R Ott et al. Percept Mot Skills. 2000 Feb.

Abstract

The investigation of unconscious cognition involves especially problems with the methodology of measuring implicit and explicit proportions of different task performances. In this study the process dissociation procedure of Jacoby and its modification within the multinomial modelling framework for an indirect word-nonword-discrimination task is applied to a sample of 45 healthy students. The paradigm includes acoustically presented stimuli. During a learning phase, subjects listened to a series of neutral and threatening words.

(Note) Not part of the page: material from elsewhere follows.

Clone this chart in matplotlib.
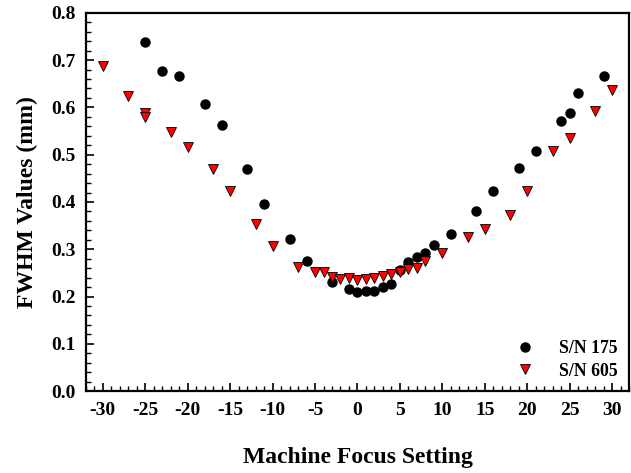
import matplotlib.pyplot as plt
from matplotlib.ticker import MultipleLocator

plt.rcParams['font.family'] = ['Liberation Serif', 'DejaVu Serif']
plt.rcParams['font.weight'] = 'bold'
plt.rcParams['axes.unicode_minus'] = False

# S/N 175 (black circles)
x175 = [-25, -23, -21, -18, -16, -13, -11, -8, -6, -3, -1, 0, 1, 2, 3, 4, 5, 6, 7, 8, 9,
        11, 14, 16, 19, 21, 24, 25, 26, 29]
y175 = [0.739, 0.676, 0.667, 0.608, 0.562, 0.470, 0.396, 0.322, 0.276, 0.230, 0.215, 0.210,
        0.211, 0.212, 0.221, 0.226, 0.257, 0.274, 0.284, 0.293, 0.309,
        0.333, 0.381, 0.423, 0.471, 0.508, 0.571, 0.588, 0.630, 0.667]

# S/N 605 (red triangles)
x605 = [-30, -27, -25, -25, -22, -20, -17, -15, -12, -10, -7, -5, -4, -3, -2, -1, 0, 1, 2,
        3, 4, 5, 6, 7, 8, 10, 13, 15, 18, 20, 23, 25, 28, 30]
y605 = [0.687, 0.624, 0.589, 0.580, 0.548, 0.516, 0.469, 0.423, 0.354, 0.306, 0.263, 0.252,
        0.252, 0.242, 0.237, 0.239, 0.235, 0.237, 0.239,
        0.243, 0.247, 0.252, 0.259, 0.261, 0.276, 0.292, 0.325, 0.343, 0.372, 0.424,
        0.507, 0.536, 0.593, 0.636]

fig = plt.figure(figsize=(6.31, 4.73), dpi=100)
ax = fig.add_axes([0.136, 0.173, 0.861, 0.800])

ax.plot(x175, y175, 'o', color='black', markersize=6.5, linestyle='none', label='S/N 175')
ax.plot(x605, y605, 'v', markerfacecolor='red', markeredgecolor='black', markeredgewidth=0.6,
        markersize=6.8, linestyle='none', label='S/N 605')

ax.set_xlim(-32, 32)
ax.set_ylim(0, 0.8)
ax.xaxis.set_major_locator(MultipleLocator(5))
ax.xaxis.set_minor_locator(MultipleLocator(1))
ax.yaxis.set_major_locator(MultipleLocator(0.1))
ax.yaxis.set_minor_locator(MultipleLocator(0.02))
ax.yaxis.set_major_formatter(plt.FuncFormatter(lambda v, p: f'{v:.1f}'))

ax.tick_params(which='both', direction='in', top=False, right=False, labelsize=14)
ax.tick_params(which='major', length=6, width=1.2)
ax.tick_params(axis='x', which='major', pad=8)
ax.tick_params(axis='y', which='major', pad=7)
ax.tick_params(which='minor', length=3.5, width=1.0)
for s in ax.spines.values():
    s.set_linewidth(1.6)

ax.set_xlabel('Machine Focus Setting', fontsize=17, fontweight='bold', labelpad=20)
ax.set_ylabel('FWHM Values (mm)', fontsize=17, fontweight='bold', labelpad=10)

ax.legend(loc='lower right', frameon=False, fontsize=12.8, handletextpad=0.9,
          borderaxespad=0.3, labelspacing=0.3, borderpad=0.35)

fig.savefig('out.png', dpi=100)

Performance was tested by letting subjects decide whether a presented stimulus (masked with white noise at signal-noise ratio of -17 dB or unmasked) had been a word or a nonword. Within this paradigm, implicit cognition occurs when (a) a word is more probably correctly recognized as "word" after presentation during the learning phase (typical priming effect) or when (b) a nonword derived from a word is more probably falsely recognized as "word" after its corresponding word had been presented during the learning phase (effect of implicit cognition given perceptual fluency). Frequencies for hits and false alarms were analyzed within the multinomial model which allows estimating parameters for the correct discrimination of words (c), the response bias (b), the classical priming effect (u1), and the parameter for the priming effect of "old" nonwords (u2). Under masked stimuli the multinomial model showed implicit cognition, an effect not equally found for neutral and threatening words. Threatening words exhibited a significantly higher portion of implicit cognition than neutral ones. Given the statistical complexity of multinomial models, the application of this method was explained in detail.